President Obama is expected to say today that the plan will cut carbon emissions from power plants by up to 30 per cent. The New York Times says the cap-and-trade approach requires industries to have marketable permits to emit greenhouse gases, and that reducing the permits would increase their price, lower emissions and stimulate innovation. The efficacy of such schemes, however, is often criticised, it adds.

In his contribution to 'Can the Market Stave Off Global Warming?', Professor Allen says the President should not use cap-and-trade, and instead require an increasing proportion of carbon emissions to be captured rather than released into the atmosphere.

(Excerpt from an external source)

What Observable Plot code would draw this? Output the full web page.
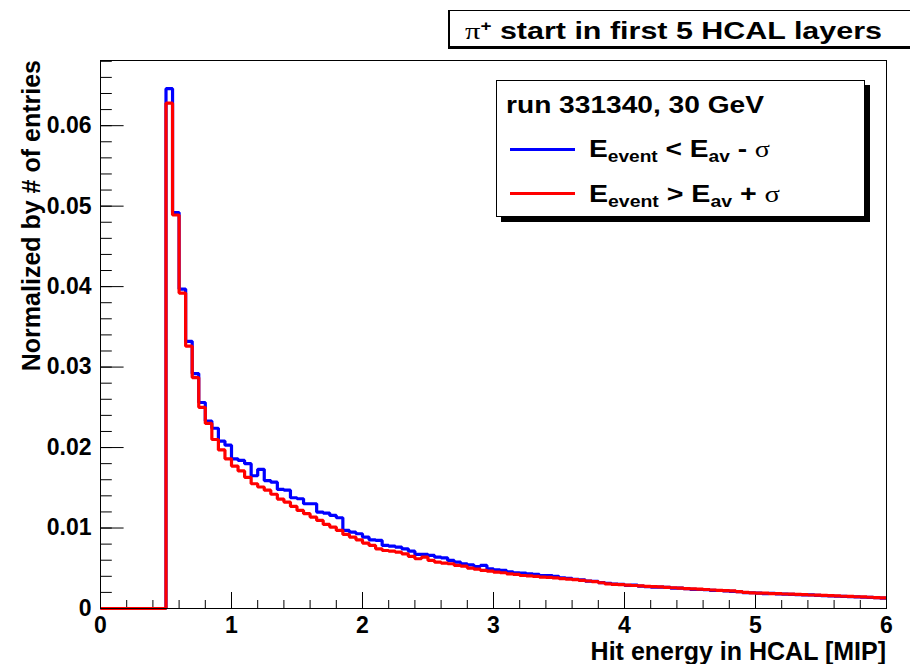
<!DOCTYPE html>
<html><head><meta charset="utf-8">
<script src="https://cdn.jsdelivr.net/npm/d3@7"></script>
<script src="https://cdn.jsdelivr.net/npm/@observablehq/plot@0.6"></script>
<style>
body{margin:0;background:#fff;}
#wrap{position:relative;width:910px;height:664px;overflow:hidden;font-family:"Liberation Sans",Arial,Helvetica,sans-serif;font-weight:bold;color:#000;background:#fff;}
.abs{position:absolute;white-space:nowrap;line-height:1;}
.stretch{display:inline-block;transform-origin:0 0;white-space:nowrap;}
.sym{font-family:"Liberation Serif","DejaVu Serif",serif;font-weight:normal;}
.sub{font-size:0.68em;position:relative;top:0.32em;}
.sup{font-size:0.62em;position:relative;top:-0.5em;}
</style></head><body><div id="wrap"></div>
<script>
// ---- data ----
const binCount = 120;            // 0 .. 6 in bins of 0.05
const xMax = 6;
const blueValues = [
  0,0,0,0,0,0,0,0,0,0,
  0.0646,0.0492,0.0397,0.0332,0.0292,0.0256,0.0233,0.0224,0.0208,0.0203,
  0.0186,0.0184,0.0180,0.0165,0.0173,0.0159,0.0157,0.0148,0.0147,0.01376,
  0.01364,0.01302,0.01302,0.01198,0.01186,0.01157,0.01128,0.0097,0.00949,0.00929,
  0.00887,0.00854,0.00846,0.00784,0.00775,0.00763,0.00742,0.00713,0.00672,0.00672,
  0.00659,0.00638,0.0063,0.00597,0.00576,0.00556,0.00543,0.00522,0.00535,0.00494,
  0.00481,0.00473,0.00456,0.00444,0.00439,0.00431,0.00423,0.0041,0.0041,0.00398,
  0.00380,0.00376,0.00362,0.00356,0.00340,0.00336,0.00322,0.00314,0.00302,0.00300,
  0.00288,0.00292,0.00278,0.00272,0.00264,0.00266,0.00262,0.00254,0.00252,0.00246,
  0.00238,0.00236,0.00234,0.00226,0.00224,0.00218,0.00212,0.00210,0.00198,0.00196,
  0.00190,0.00186,0.00188,0.00182,0.00178,0.00176,0.00172,0.00170,0.00170,0.00162,
  0.00160,0.00158,0.00152,0.00150,0.00148,0.00144,0.00140,0.00138,0.00134,0.00130
];
const redValues = [
  0,0,0,0,0,0,0,0,0,0,
  0.0628,0.0489,0.0392,0.0326,0.0287,0.0250,0.0230,0.0210,0.0197,0.0186,
  0.0177,0.0171,0.0163,0.0155,0.0151,0.0147,0.0142,0.0136,0.01322,0.01269,
  0.01219,0.01178,0.01136,0.01095,0.01045,0.01012,0.0097,0.0092,0.00887,0.00854,
  0.00813,0.00784,0.00742,0.00721,0.00713,0.0070,0.0068,0.00647,0.00618,0.00638,
  0.00597,0.00576,0.00564,0.00556,0.00535,0.00526,0.00502,0.00489,0.00473,0.00464,
  0.00452,0.00444,0.00431,0.00423,0.0041,0.00406,0.00398,0.0039,0.00386,0.00380,
  0.00372,0.00366,0.00358,0.00350,0.00342,0.00334,0.00320,0.00305,0.00300,0.00296,
  0.00290,0.00286,0.00280,0.00276,0.00272,0.00268,0.00262,0.00258,0.00252,0.00248,
  0.00244,0.00240,0.00236,0.00230,0.00226,0.00222,0.00218,0.00210,0.00200,0.00195,
  0.00192,0.00190,0.00186,0.00184,0.00180,0.00178,0.00176,0.00172,0.00168,0.00166,
  0.00162,0.00160,0.00156,0.00152,0.00150,0.00146,0.00144,0.00140,0.00136,0.00133
];
const xMajorTicks = [0,1,2,3,4,5,6];
const xTickLabels = ["0","1","2","3","4","5","6"];
const yMajorTicks = [0,0.01,0.02,0.03,0.04,0.05,0.06];
const yTickLabels = ["0","0.01","0.02","0.03","0.04","0.05","0.06"];
const yMax = 0.0681;

// ---- build step points (bin low edges + closing edge) ----
function steps(values){
  const pts = values.map((v,i)=>({x: i*xMax/binCount, y: v}));
  pts.push({x: xMax, y: values[values.length-1]});
  return pts;
}
const bluePts = steps(blueValues);
const redPts = steps(redValues);
const xMinorTicks = d3.range(0, 31).map(i => i/5);
const yMinorTicks = d3.range(0, 35).map(i => i*0.002);

const font = '"Liberation Sans", Arial, Helvetica, sans-serif';
const chart = Plot.plot({
  width: 910, height: 664,
  marginLeft: 100, marginRight: 24, marginTop: 60, marginBottom: 56,
  x: {domain: [0, xMax]},
  y: {domain: [0, yMax]},
  style: {fontFamily: font, fontSize: "23px", fontWeight: "bold", color: "#000", background: "transparent", overflow: "visible"},
  marks: [
    Plot.axisX(xMajorTicks, {tickSize: -16, tickFormat: () => "", label: null, stroke: "#000"}),
    Plot.axisX(xMinorTicks, {tickSize: -8, tickFormat: () => "", label: null, stroke: "#000"}),
    Plot.axisX(xMajorTicks, {tickSize: 0, tickPadding: 8, label: null, fontSize: 23, fontWeight: "bold",
      tickFormat: (d) => xTickLabels[xMajorTicks.indexOf(d)]}),
    Plot.axisY(yMajorTicks, {tickSize: -23.6, tickFormat: () => "", label: null, stroke: "#000"}),
    Plot.axisY(yMinorTicks, {tickSize: -11.8, tickFormat: () => "", label: null, stroke: "#000"}),
    Plot.axisY(yMajorTicks, {tickSize: 0, tickPadding: 9, label: null, fontSize: 23, fontWeight: "bold",
      tickFormat: (d) => yTickLabels[yMajorTicks.indexOf(d)]}),
    Plot.line(bluePts, {x: "x", y: "y", curve: "step-after", stroke: "#0000ff", strokeWidth: 3.2, strokeLinejoin: "miter", strokeLinecap: "butt"}),
    Plot.line(redPts, {x: "x", y: "y", curve: "step-after", stroke: "#ff0000", strokeWidth: 3.2, strokeLinejoin: "miter", strokeLinecap: "butt"}),
    Plot.frame({stroke: "#000", strokeWidth: 1})
  ]
});
const wrap = document.getElementById("wrap");
wrap.appendChild(chart);

function addHTML(html){ wrap.insertAdjacentHTML("beforeend", html); }

// title pave
addHTML('<div class="abs" style="left:448px;top:10px;width:520px;height:39px;box-sizing:border-box;border:1px solid #000;border-left-width:2px;border-bottom-width:3px;background:#fff"></div>');
addHTML('<div class="abs" style="left:465px;top:18.7px;font-size:24px"><span class="stretch" data-w="417"><span class="sym">π</span><span class="sup">+</span> start in first 5 HCAL layers</span></div>');

// legend
addHTML('<div class="abs" style="left:496px;top:80px;width:369px;height:137px;box-sizing:border-box;border:1px solid #000;box-shadow:5px 5px 0 #000;background:#fff"></div>');
addHTML('<div class="abs" style="left:506px;top:92.7px;font-size:24px"><span class="stretch" data-w="258">run 331340, 30 GeV</span></div>');
addHTML('<div class="abs" style="left:510px;top:147.5px;width:65px;height:3px;background:#0000ff"></div>');
addHTML('<div class="abs" style="left:589px;top:136.7px;font-size:24px"><span class="stretch" data-w="181">E<span class="sub">event</span> &lt; E<span class="sub">av</span> - <span class="sym">σ</span></span></div>');
addHTML('<div class="abs" style="left:510px;top:191.5px;width:65px;height:3px;background:#ff0000"></div>');
addHTML('<div class="abs" style="left:589px;top:181.7px;font-size:24px"><span class="stretch" data-w="191">E<span class="sub">event</span> &gt; E<span class="sub">av</span> + <span class="sym">σ</span></span></div>');

// axis titles
addHTML('<div class="abs" style="right:24px;top:641px;line-height:0.8;font-size:25px">Hit energy in HCAL [MIP]</div>');
addHTML('<div class="abs" style="left:0;top:0;font-size:25px;transform-origin:0 0;transform:translate(40px,60px) rotate(-90deg) translate(-100%,-0.8465em)">Normalized by # of entries</div>');

// stretch pave texts to the reference widths
document.querySelectorAll(".stretch").forEach(el => {
  const w = el.getBoundingClientRect().width;
  const target = +el.dataset.w;
  if (w > 0) el.style.transform = `scaleX(${target / w})`;
});
</script></body></html>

He writes: "There are proven ways of extracting fossil energy without polluting the atmosphere: you have to capture the carbon dioxide it generates, or an equivalent amount from elsewhere, and dispose of it by re-injecting underground or even 're-mineralizing' - turning it back into rock.

"Of course, this comes at a price. Carbon capture is expensive, so modest carbon taxes or emission caps do absolutely nothing to promote it: they just make climate policy unpopular. Ultimately, the only way we will solve climate change is by making carbon capture mandatory. If we rely on a slowly rising carbon price or slowly declining emission cap, the best possible scenario is a headlong rush to carbon capture sometime in the 2050s, no doubt paid for by the long-suffering taxpayers of that time. It would be much safer to phase it in gradually by requiring the fossil fuel industry to start sequestering a fraction of the carbon they extract right away."

Other contributors to the debate include Professor Robert N. Stavins of Harvard University, and Mary D. Nichols, Chairwoman of the California Air Resources Board.